• **Exercise task**: Extract word for word the lines of the listing from its start to the line holding "from matplotlib.lines import Line2D", both ends kept; pictures are not part of the copy.

(Part of a data file)
──────

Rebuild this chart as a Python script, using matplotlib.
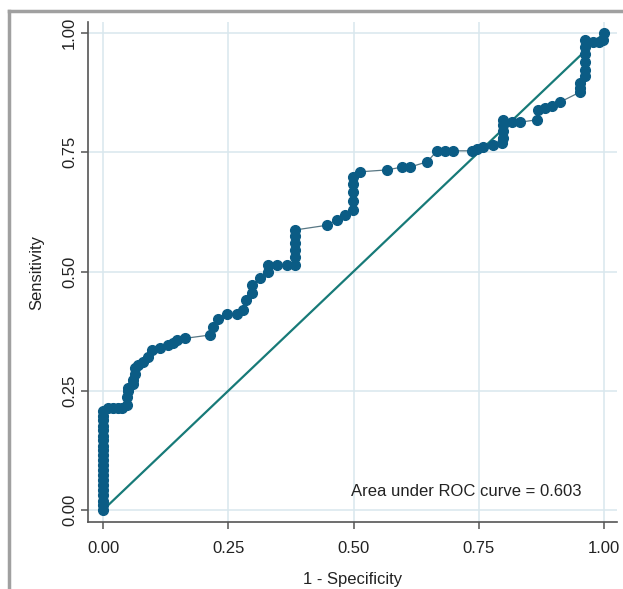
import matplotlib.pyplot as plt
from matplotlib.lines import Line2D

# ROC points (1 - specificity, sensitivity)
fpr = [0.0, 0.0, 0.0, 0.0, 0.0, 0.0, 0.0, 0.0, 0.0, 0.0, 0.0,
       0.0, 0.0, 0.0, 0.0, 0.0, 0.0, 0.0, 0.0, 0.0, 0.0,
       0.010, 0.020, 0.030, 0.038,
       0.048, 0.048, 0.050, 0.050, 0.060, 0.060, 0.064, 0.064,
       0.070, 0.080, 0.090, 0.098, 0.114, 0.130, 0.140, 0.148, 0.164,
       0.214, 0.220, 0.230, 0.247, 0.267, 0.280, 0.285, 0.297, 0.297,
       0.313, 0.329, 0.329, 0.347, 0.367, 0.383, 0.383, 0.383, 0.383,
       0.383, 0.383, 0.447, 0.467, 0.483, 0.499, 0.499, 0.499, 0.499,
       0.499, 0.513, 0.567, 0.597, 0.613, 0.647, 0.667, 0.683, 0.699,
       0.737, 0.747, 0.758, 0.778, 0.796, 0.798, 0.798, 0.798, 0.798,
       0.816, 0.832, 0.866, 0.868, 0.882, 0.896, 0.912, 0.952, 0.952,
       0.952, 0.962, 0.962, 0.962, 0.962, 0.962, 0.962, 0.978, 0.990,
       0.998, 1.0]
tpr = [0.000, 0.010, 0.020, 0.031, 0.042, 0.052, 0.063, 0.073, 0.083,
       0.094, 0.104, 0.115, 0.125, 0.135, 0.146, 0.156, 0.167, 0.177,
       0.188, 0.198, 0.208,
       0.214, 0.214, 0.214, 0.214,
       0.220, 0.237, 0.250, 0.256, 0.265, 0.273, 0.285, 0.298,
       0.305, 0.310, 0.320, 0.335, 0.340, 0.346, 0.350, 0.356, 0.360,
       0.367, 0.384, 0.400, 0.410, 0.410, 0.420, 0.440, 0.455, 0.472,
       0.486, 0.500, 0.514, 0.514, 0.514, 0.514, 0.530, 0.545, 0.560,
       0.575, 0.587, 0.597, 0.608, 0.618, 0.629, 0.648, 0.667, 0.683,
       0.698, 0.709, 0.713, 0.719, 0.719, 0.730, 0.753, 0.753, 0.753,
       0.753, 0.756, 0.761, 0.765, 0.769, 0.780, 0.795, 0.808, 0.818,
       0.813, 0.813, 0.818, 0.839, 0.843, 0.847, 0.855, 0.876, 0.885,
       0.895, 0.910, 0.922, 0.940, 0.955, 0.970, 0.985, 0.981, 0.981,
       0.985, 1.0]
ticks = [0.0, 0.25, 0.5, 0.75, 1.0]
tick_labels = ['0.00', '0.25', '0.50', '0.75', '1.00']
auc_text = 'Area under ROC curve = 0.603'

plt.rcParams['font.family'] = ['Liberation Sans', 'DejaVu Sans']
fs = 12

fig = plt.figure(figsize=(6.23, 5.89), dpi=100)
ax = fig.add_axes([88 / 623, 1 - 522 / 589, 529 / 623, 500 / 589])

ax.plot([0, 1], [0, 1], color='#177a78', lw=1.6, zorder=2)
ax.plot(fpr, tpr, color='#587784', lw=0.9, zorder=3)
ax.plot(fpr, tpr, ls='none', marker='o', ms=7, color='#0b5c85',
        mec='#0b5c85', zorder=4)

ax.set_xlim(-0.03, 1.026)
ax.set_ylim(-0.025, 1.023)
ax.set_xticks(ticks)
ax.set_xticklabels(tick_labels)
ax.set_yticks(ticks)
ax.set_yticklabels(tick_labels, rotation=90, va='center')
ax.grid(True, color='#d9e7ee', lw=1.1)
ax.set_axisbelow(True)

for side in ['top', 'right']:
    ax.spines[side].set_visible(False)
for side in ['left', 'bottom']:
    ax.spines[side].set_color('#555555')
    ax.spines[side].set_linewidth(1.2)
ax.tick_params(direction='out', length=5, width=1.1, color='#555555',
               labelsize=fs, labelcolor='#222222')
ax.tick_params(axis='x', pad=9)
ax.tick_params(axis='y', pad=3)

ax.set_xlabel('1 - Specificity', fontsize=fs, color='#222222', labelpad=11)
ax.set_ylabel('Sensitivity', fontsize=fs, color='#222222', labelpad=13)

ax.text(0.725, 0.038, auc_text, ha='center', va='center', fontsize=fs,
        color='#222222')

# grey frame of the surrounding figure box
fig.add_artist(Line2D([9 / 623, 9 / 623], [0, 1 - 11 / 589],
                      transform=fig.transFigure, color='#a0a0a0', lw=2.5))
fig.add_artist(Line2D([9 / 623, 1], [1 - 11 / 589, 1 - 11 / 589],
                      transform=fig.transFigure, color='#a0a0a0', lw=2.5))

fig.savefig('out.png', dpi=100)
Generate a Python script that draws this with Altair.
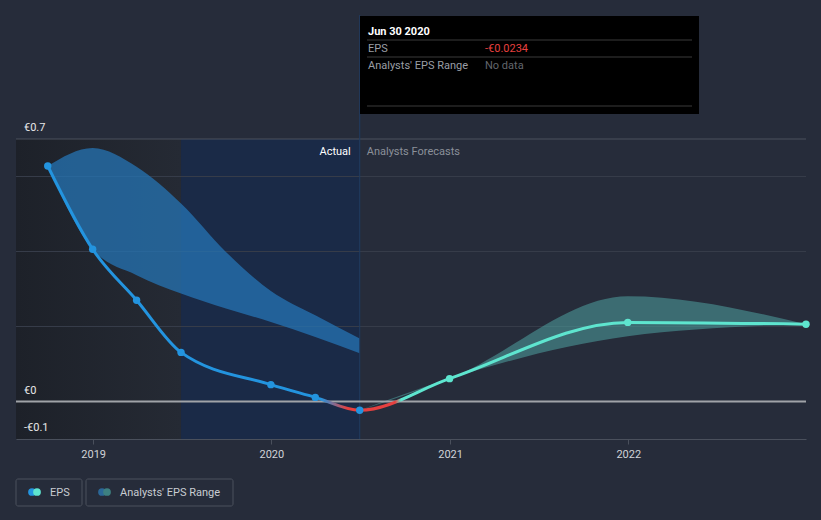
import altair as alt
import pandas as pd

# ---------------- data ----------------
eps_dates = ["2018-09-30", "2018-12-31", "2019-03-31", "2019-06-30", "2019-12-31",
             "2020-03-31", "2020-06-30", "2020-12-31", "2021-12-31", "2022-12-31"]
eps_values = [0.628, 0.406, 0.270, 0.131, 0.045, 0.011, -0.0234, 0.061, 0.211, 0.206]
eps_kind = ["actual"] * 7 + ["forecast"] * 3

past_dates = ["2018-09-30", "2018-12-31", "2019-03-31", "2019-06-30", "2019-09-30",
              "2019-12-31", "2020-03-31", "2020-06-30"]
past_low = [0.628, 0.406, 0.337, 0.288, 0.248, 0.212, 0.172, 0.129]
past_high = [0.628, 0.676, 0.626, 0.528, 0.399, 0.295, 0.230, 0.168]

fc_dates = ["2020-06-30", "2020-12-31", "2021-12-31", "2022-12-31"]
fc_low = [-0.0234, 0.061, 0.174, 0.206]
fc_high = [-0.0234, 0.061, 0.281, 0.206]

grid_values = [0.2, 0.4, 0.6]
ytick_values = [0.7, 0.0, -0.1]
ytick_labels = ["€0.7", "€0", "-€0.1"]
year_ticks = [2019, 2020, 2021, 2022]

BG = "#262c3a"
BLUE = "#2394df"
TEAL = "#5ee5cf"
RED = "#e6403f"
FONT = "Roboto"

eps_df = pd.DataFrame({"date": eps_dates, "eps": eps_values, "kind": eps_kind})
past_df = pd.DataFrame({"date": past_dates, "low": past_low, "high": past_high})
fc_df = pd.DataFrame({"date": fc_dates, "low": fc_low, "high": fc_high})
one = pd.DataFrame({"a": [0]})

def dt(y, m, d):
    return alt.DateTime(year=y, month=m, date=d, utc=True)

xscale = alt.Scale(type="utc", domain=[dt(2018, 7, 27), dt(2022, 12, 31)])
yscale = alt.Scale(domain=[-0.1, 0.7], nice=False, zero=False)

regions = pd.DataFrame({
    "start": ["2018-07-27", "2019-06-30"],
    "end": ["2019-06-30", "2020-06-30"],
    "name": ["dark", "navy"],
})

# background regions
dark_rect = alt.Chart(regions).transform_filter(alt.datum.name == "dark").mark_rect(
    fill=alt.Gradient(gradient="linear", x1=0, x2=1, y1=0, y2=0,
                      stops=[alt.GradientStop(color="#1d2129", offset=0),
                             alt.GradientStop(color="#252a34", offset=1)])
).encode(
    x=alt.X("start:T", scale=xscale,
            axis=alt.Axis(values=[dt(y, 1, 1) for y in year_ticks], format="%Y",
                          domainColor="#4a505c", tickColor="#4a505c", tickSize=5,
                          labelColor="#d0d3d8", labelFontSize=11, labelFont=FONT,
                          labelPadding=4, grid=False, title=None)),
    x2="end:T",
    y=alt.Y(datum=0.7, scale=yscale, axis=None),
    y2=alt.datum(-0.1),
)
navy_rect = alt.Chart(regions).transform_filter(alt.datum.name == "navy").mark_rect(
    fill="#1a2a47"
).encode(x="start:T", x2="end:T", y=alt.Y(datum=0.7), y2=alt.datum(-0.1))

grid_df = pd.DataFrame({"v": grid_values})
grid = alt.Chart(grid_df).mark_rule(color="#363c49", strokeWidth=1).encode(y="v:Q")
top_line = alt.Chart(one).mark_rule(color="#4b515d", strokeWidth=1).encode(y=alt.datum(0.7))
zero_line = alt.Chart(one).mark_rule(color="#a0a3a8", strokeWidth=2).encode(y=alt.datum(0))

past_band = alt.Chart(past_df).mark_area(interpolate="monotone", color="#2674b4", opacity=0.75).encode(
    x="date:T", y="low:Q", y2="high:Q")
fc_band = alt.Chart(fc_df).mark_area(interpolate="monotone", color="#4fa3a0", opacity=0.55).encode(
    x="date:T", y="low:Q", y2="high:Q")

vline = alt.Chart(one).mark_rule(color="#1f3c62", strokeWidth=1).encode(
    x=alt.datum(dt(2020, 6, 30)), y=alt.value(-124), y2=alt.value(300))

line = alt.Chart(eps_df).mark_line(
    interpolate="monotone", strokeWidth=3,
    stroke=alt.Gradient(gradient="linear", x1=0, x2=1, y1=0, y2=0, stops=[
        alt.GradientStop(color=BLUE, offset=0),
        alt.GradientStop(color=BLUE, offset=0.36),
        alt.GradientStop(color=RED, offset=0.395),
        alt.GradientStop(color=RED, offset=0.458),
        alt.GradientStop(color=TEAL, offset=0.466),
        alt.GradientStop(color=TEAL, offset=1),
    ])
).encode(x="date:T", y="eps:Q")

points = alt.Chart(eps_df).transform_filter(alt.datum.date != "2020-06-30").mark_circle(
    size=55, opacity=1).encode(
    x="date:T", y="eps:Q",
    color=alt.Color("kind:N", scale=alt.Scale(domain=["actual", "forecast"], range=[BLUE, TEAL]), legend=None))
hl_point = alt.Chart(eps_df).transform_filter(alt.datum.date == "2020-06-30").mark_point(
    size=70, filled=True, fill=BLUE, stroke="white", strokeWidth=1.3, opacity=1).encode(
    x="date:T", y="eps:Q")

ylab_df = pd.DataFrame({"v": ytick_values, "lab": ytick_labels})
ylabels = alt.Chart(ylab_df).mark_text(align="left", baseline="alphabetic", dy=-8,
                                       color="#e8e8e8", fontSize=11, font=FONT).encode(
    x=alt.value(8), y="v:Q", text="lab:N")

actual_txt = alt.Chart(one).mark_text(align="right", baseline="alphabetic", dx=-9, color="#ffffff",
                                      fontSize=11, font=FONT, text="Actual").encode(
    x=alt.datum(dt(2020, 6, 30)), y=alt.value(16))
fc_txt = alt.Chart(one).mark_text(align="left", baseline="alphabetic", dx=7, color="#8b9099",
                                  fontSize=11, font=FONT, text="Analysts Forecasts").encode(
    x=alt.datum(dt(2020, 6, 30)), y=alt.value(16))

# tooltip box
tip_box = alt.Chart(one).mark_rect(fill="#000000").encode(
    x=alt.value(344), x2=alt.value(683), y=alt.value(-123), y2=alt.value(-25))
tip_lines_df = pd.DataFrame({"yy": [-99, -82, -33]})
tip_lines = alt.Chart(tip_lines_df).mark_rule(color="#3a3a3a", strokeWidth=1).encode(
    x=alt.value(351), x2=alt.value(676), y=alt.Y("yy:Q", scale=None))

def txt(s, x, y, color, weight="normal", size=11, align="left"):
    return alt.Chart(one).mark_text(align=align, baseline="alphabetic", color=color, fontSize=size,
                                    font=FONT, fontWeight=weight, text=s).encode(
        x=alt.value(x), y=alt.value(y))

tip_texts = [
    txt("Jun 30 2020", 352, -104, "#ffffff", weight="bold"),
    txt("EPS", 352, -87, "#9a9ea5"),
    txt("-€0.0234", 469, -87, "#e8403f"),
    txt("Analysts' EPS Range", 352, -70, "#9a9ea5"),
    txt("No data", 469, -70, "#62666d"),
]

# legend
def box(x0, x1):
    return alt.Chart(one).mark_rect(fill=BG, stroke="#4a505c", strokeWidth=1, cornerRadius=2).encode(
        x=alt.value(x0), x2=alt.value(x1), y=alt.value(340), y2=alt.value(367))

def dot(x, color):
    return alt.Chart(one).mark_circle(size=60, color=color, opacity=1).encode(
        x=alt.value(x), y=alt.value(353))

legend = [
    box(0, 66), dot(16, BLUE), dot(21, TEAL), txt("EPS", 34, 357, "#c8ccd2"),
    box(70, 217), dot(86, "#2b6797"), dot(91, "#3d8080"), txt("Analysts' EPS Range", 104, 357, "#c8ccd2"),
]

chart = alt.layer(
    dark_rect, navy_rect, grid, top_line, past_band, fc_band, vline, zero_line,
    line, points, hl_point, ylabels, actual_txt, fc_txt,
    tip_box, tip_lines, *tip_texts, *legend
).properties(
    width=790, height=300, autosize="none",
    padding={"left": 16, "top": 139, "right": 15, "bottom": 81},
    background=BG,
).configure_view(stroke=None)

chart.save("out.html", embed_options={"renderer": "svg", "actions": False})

──────

• **Written answer**:
Rebuild this chart as a Python script, using matplotlib.
import matplotlib.pyplot as plt
from matplotlib.lines import Line2D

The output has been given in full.